**Required task**:
From the first line of the listing below, retype each line up to and including the one with "1055.0, 1055.5, 1056.0]"; pictures stay out.

· · · ·

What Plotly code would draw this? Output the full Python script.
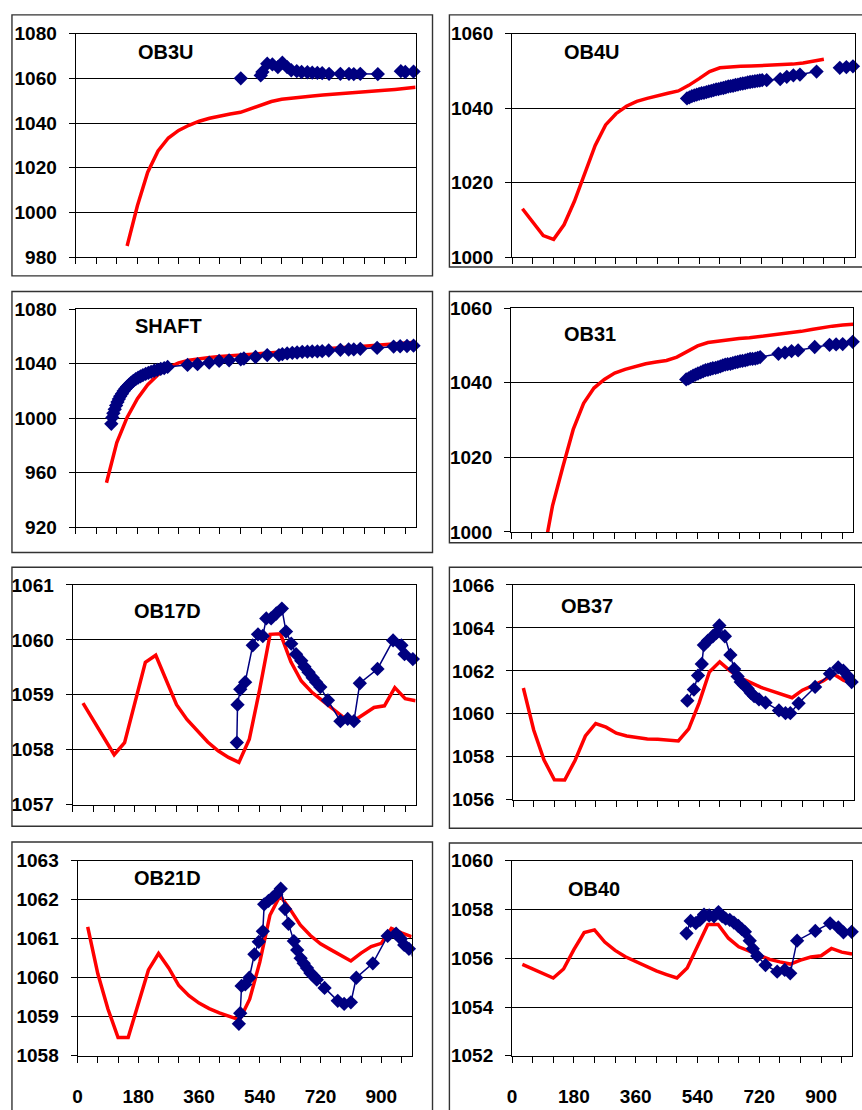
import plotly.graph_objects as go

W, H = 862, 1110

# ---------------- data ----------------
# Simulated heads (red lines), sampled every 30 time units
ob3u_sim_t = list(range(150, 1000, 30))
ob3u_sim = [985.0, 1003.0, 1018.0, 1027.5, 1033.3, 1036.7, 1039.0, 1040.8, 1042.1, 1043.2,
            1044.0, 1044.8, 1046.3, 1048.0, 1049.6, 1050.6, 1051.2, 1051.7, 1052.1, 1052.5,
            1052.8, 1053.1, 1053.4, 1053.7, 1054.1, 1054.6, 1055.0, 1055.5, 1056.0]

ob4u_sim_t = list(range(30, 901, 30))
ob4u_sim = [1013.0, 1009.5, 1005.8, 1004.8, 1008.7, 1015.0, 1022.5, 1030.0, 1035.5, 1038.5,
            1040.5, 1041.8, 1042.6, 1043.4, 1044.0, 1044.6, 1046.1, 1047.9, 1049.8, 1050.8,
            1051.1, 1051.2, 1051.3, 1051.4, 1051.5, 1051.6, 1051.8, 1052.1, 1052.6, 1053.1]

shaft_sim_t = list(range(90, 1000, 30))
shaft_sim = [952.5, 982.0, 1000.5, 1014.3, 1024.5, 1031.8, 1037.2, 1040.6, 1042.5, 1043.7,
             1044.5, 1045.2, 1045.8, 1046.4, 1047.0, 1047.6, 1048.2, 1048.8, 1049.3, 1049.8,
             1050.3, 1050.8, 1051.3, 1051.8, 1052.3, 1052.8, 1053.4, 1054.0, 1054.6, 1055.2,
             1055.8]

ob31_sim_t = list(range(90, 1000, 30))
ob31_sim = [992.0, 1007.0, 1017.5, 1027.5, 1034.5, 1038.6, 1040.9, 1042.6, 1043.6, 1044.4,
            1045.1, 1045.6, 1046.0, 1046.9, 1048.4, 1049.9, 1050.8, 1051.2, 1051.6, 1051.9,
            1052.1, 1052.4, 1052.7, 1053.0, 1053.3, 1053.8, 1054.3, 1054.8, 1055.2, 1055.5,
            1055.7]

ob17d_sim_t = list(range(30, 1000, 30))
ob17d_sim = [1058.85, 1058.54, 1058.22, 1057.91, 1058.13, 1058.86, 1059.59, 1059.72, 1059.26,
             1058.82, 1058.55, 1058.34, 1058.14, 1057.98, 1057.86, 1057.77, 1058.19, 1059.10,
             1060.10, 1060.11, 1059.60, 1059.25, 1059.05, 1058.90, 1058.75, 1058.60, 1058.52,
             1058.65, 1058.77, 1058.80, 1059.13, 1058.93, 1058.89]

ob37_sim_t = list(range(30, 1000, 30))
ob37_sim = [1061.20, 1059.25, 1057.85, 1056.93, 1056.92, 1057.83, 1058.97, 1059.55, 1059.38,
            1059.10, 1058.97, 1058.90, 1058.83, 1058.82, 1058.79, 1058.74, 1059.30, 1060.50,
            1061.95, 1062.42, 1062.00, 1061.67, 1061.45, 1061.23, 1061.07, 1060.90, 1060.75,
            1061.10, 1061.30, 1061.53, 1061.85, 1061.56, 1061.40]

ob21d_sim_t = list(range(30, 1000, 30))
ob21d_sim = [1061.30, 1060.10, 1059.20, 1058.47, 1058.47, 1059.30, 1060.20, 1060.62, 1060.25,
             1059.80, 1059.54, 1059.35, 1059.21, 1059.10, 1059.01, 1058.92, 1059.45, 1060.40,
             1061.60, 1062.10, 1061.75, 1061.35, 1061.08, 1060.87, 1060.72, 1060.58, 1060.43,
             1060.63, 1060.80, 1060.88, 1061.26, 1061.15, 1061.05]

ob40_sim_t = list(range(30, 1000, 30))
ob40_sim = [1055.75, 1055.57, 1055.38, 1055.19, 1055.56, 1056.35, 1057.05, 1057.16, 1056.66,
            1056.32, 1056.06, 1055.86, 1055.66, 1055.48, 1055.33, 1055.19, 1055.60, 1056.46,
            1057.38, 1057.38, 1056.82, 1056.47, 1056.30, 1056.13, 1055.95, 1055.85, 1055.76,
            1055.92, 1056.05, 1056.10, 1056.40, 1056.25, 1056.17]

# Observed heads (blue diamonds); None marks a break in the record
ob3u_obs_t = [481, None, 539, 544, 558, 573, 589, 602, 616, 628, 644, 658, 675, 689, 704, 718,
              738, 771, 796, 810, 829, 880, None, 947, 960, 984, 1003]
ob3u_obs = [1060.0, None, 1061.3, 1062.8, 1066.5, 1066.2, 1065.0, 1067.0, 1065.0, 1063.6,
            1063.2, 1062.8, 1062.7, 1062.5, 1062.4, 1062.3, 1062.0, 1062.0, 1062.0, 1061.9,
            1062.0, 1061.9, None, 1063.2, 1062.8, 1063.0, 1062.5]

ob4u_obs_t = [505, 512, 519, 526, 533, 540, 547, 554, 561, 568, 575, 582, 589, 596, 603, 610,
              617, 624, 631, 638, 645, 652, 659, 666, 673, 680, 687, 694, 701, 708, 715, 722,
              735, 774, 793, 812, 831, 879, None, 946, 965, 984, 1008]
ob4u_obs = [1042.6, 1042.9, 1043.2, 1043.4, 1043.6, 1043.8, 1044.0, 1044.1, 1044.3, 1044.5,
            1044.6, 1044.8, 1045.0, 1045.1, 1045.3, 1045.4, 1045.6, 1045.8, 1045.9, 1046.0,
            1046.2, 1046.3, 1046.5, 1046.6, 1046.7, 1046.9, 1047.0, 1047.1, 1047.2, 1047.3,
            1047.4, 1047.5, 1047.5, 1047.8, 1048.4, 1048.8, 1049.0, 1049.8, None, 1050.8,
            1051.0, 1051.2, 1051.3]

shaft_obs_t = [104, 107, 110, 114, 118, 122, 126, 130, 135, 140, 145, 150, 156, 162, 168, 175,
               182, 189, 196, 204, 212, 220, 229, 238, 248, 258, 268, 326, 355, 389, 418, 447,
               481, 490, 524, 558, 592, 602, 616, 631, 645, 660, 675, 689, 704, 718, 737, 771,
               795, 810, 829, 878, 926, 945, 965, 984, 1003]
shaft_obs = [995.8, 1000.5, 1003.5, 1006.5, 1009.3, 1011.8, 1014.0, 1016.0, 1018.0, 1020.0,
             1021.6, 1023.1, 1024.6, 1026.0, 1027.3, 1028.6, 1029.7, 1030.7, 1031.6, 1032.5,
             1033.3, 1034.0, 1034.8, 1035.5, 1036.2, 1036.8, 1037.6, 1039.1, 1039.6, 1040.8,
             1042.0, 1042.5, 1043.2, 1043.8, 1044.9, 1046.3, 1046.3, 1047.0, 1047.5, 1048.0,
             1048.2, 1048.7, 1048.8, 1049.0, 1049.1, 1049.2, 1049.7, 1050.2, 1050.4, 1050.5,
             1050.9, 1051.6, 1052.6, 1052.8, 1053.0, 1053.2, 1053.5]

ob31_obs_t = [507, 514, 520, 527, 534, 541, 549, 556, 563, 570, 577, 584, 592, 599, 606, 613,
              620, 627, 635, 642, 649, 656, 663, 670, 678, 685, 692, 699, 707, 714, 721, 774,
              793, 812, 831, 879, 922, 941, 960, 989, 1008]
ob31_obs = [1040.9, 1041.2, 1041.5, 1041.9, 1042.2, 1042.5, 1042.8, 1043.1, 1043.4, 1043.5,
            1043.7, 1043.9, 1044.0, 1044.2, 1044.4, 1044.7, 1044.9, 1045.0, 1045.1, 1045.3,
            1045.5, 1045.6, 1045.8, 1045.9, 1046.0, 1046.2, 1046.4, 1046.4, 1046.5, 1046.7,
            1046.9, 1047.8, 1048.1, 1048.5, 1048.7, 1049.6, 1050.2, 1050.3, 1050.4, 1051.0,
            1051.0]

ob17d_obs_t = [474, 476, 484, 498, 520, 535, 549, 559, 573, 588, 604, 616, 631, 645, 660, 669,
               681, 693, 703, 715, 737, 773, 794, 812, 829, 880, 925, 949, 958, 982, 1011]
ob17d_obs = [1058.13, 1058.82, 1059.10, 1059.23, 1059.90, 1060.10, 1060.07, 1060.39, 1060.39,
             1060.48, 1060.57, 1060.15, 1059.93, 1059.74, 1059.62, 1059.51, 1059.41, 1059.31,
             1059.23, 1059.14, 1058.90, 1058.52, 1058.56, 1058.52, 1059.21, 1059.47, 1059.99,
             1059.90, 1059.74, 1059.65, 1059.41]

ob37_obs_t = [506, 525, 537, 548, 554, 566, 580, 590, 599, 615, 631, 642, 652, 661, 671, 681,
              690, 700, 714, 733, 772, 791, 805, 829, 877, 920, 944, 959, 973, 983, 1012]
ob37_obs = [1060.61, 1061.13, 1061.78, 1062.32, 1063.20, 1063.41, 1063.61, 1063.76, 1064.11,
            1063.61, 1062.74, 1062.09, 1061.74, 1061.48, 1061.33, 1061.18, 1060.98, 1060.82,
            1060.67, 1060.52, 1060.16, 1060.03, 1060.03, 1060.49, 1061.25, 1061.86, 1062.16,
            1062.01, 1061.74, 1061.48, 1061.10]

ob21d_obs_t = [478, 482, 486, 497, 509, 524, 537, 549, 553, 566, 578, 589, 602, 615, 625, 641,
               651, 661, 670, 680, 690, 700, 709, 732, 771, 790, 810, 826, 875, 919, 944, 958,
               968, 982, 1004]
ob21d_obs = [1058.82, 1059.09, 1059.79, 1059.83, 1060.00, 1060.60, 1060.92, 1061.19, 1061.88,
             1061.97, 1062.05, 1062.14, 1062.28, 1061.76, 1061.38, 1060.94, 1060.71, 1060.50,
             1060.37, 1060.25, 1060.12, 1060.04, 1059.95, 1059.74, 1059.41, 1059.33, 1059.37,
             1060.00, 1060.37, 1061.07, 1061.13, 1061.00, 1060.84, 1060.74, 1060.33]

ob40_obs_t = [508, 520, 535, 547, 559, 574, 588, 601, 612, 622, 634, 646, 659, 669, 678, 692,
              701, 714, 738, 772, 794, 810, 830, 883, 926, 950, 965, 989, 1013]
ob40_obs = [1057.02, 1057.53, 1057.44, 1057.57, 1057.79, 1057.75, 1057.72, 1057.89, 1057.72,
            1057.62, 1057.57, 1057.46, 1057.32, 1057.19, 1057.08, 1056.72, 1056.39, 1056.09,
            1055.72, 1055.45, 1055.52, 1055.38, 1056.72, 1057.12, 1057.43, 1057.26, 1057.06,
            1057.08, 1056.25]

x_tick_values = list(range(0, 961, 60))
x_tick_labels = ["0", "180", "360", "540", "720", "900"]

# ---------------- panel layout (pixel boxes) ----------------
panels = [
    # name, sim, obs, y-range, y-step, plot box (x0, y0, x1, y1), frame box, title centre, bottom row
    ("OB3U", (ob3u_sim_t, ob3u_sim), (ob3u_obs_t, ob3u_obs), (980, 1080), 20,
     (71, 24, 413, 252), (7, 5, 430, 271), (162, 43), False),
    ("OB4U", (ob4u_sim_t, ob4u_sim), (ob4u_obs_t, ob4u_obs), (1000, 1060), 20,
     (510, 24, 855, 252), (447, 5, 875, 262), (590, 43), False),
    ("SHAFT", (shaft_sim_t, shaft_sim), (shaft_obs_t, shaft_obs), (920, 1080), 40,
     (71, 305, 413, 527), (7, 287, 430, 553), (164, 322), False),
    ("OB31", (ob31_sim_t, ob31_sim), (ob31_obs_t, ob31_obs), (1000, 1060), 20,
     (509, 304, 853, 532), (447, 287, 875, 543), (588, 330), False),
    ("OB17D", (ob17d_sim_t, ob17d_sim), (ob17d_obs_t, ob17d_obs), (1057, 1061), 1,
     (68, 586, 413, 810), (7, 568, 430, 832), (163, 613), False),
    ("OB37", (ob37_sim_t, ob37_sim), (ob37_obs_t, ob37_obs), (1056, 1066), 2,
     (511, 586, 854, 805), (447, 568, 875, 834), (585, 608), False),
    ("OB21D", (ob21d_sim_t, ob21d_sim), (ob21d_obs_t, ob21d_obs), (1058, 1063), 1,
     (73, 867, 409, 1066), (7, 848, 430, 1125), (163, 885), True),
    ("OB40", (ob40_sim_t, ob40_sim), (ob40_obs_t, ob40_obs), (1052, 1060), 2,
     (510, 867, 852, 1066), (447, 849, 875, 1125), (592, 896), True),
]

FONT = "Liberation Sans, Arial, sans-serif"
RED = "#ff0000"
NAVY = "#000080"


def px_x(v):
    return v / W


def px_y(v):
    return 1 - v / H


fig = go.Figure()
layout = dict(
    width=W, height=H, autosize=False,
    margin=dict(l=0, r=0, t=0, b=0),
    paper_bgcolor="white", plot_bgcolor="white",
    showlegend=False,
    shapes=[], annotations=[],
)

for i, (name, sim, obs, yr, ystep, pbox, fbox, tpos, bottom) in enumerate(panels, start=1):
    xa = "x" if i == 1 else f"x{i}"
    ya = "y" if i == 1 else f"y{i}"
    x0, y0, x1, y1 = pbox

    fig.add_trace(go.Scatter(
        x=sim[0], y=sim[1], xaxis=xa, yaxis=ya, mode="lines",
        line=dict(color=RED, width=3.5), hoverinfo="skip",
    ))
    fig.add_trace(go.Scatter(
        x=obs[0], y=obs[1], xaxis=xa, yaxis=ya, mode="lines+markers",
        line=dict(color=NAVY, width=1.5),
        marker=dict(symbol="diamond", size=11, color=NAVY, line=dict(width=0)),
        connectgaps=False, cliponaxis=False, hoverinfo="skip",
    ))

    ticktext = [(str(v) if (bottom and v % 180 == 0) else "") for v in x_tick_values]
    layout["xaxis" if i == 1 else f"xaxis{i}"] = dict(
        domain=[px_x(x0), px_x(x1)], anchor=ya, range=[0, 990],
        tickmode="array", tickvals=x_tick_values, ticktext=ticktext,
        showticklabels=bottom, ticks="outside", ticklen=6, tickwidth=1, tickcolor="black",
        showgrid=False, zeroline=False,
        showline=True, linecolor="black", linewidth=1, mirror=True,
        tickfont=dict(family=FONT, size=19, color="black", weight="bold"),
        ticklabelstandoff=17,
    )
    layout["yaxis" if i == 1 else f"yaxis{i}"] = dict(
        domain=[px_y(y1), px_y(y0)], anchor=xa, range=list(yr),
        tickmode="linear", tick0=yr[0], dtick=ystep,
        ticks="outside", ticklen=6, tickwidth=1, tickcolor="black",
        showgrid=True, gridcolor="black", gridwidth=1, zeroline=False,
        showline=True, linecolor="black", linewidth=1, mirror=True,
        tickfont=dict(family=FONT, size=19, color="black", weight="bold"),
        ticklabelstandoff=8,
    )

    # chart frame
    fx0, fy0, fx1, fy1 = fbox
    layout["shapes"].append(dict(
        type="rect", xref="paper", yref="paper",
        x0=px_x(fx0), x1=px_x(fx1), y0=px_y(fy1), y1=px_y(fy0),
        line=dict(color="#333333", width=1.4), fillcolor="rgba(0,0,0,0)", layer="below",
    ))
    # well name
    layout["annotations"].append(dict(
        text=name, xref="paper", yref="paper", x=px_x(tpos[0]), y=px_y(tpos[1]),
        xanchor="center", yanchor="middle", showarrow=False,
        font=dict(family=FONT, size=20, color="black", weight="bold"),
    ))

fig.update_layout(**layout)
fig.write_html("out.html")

· · · ·

**Written response**:
What Plotly code would draw this? Output the full Python script.
import plotly.graph_objects as go

W, H = 862, 1110

# ---------------- data ----------------
# Simulated heads (red lines), sampled every 30 time units
ob3u_sim_t = list(range(150, 1000, 30))
ob3u_sim = [985.0, 1003.0, 1018.0, 1027.5, 1033.3, 1036.7, 1039.0, 1040.8, 1042.1, 1043.2,
            1044.0, 1044.8, 1046.3, 1048.0, 1049.6, 1050.6, 1051.2, 1051.7, 1052.1, 1052.5,
            1052.8, 1053.1, 1053.4, 1053.7, 1054.1, 1054.6, 1055.0, 1055.5, 1056.0]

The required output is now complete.